Since research has proven that access to `inappropriate' sites on the internet affects behaviour of the youth negatively (Byoungkwan & Tamborini, 2005), rules should be formulated to ensure that such sites are not available to them until they either become adults or their circumstances change as stipulated. Negative behaviour emanating from such private practices contravenes secular law. The young culprits normally get undeserved punishments since adult members of the society fail to provide guidance in this regard.


The educational promise of the Internet is real. The current efforts at integrating ICT in all sectors of the society have elevated the influence of both non-formal and informal education. The cluster of technologies that constitute the Internet powerfully reinforces and extends some of the most effective traditional forms of teaching. The impact of the Internet in education is more dynamic and pervasive than that of any previous breakthrough in information technology. Consequently, the teacher is not the only driving force in the class. Students have a chance not only to learn on their own experimenting with various learning styles, but also collaborate with fellow students globally. The integration of ICT and the WWW in education has the possibility of encouraging intra-institutional networking for a globally managed learning forum.

As education through WWW evolves, its design should be made to include both self and collaborative learning styles with appropriate security measures to regulate access. The place of the teacher as a guide, mentor, counsellor and facilitator needs to be enhanced. There is a need for identification of the required content and selection of useful sites that provide unambiguous information to the learner. While the student is free to search for relevant information on the Internet, a clear basis for appropriate information retrieval needs to be put in place. The learner should have the freedom to discover his/her preferred learning styles and to determine the pace of learning within the limits of acceptable rationality consistent with the pursuit of the “Good”. The teacher as the custodian of the socially approved curriculum holds a prominent position in the identification of `appropriate content' from the World Wide Web.
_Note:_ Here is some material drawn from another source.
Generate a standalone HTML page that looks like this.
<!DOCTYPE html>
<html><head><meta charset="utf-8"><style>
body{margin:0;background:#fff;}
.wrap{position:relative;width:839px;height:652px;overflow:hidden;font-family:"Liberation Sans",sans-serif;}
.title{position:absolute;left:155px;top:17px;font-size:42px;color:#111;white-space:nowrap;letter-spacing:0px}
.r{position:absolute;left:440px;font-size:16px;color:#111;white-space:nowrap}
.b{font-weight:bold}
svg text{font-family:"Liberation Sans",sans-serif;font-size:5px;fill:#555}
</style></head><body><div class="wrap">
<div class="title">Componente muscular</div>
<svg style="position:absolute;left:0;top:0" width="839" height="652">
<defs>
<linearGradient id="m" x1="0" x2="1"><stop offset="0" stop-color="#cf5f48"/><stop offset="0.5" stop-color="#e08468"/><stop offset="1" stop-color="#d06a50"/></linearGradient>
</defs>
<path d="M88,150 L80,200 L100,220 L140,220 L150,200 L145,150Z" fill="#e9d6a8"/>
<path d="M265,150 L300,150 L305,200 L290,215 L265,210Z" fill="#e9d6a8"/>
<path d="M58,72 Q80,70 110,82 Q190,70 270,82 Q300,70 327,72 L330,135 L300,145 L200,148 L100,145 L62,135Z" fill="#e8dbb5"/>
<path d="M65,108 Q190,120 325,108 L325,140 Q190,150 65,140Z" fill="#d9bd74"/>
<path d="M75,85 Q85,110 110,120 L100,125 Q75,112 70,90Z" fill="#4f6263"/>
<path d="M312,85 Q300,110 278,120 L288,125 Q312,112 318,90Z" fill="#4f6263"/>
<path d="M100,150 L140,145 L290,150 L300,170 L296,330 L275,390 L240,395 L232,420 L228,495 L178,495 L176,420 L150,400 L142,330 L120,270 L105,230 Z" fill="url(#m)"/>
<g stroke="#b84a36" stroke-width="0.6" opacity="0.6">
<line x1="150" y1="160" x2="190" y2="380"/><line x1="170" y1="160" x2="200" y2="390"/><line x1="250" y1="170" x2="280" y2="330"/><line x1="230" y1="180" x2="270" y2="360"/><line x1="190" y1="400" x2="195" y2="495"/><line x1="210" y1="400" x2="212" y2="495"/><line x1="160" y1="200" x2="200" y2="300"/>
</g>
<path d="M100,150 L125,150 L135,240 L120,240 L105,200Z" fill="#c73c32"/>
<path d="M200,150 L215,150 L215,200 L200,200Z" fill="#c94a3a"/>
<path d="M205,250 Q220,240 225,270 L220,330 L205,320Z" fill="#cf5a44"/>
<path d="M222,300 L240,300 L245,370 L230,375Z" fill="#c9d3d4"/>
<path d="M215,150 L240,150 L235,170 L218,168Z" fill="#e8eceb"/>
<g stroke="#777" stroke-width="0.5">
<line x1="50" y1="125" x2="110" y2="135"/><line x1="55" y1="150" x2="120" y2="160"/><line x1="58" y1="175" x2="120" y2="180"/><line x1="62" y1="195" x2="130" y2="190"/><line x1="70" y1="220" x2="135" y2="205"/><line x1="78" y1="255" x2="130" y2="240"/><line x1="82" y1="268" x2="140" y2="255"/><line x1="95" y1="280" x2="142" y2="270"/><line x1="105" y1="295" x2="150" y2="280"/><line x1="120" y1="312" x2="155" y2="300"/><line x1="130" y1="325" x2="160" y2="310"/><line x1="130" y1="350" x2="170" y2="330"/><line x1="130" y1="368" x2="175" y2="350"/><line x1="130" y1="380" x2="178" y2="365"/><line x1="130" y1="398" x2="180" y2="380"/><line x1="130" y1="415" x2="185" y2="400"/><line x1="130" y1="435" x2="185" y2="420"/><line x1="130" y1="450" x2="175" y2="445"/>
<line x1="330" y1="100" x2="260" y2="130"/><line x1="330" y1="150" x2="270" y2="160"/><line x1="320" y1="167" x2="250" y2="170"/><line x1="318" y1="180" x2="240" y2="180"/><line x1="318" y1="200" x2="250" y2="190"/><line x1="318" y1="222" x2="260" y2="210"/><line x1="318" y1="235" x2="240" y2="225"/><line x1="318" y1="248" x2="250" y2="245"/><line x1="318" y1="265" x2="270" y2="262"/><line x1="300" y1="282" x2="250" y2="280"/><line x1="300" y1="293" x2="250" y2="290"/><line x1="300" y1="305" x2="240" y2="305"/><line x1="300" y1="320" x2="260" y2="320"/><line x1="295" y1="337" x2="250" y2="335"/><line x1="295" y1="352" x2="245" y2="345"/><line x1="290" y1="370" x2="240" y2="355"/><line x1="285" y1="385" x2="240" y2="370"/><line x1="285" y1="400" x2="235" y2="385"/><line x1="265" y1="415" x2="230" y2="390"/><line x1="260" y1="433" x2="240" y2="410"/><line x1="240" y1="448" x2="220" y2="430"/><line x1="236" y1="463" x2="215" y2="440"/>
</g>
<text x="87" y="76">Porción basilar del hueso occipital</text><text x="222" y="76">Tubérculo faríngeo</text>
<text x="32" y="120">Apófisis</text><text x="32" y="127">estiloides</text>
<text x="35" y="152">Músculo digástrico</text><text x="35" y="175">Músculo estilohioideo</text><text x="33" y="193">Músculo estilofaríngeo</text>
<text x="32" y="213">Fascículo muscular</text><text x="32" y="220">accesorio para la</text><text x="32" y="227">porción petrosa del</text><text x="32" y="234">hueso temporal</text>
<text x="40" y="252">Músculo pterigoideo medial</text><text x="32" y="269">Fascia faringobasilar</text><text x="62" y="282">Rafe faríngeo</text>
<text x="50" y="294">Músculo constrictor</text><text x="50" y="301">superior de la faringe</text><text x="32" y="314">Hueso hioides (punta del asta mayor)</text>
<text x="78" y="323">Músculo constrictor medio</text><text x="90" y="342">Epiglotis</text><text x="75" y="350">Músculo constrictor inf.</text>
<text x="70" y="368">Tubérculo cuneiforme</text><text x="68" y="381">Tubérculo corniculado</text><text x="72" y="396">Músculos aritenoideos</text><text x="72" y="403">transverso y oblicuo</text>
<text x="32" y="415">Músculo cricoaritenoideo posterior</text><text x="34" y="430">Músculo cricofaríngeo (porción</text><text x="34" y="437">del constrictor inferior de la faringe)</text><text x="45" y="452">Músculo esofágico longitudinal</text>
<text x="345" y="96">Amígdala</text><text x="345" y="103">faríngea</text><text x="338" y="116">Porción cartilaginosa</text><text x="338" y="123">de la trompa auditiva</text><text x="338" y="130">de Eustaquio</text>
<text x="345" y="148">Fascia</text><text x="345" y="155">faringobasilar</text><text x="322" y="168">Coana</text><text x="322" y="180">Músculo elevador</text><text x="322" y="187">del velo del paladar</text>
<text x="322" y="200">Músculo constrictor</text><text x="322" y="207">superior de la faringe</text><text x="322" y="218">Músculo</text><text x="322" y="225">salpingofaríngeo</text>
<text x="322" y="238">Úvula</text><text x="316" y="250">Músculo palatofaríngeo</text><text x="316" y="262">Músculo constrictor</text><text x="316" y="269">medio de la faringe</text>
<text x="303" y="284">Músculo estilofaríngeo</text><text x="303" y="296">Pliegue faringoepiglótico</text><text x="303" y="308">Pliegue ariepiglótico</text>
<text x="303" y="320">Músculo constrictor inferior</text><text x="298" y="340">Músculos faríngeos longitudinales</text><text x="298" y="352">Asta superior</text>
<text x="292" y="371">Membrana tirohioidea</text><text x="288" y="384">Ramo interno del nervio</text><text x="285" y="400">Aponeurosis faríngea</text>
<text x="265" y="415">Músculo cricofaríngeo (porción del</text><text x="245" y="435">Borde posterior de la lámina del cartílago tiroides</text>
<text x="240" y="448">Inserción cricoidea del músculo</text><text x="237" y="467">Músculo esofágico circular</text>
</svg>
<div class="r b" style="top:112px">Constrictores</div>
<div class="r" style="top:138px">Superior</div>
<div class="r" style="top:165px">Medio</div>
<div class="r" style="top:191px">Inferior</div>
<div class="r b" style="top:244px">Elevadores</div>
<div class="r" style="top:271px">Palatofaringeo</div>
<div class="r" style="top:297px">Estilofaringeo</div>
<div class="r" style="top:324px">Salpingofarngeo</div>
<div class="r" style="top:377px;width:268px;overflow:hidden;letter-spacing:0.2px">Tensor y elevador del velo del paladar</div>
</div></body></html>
It is imperative, therefore, that while information should not be concealed from the youth, globally monitored security mechanisms ought to be put in place to regulate access to WWW and the Internet. While there may not be any reasons for restricting adults as they rightly take legal and social responsibility for their actions or inactions, undue exposure of the youth to `non-educative' adult environments ought to be regulated. While many influences from the WWW and the Internet are positive, the effects of negative influences normally have a lasting negative effect on the behaviour on the youth.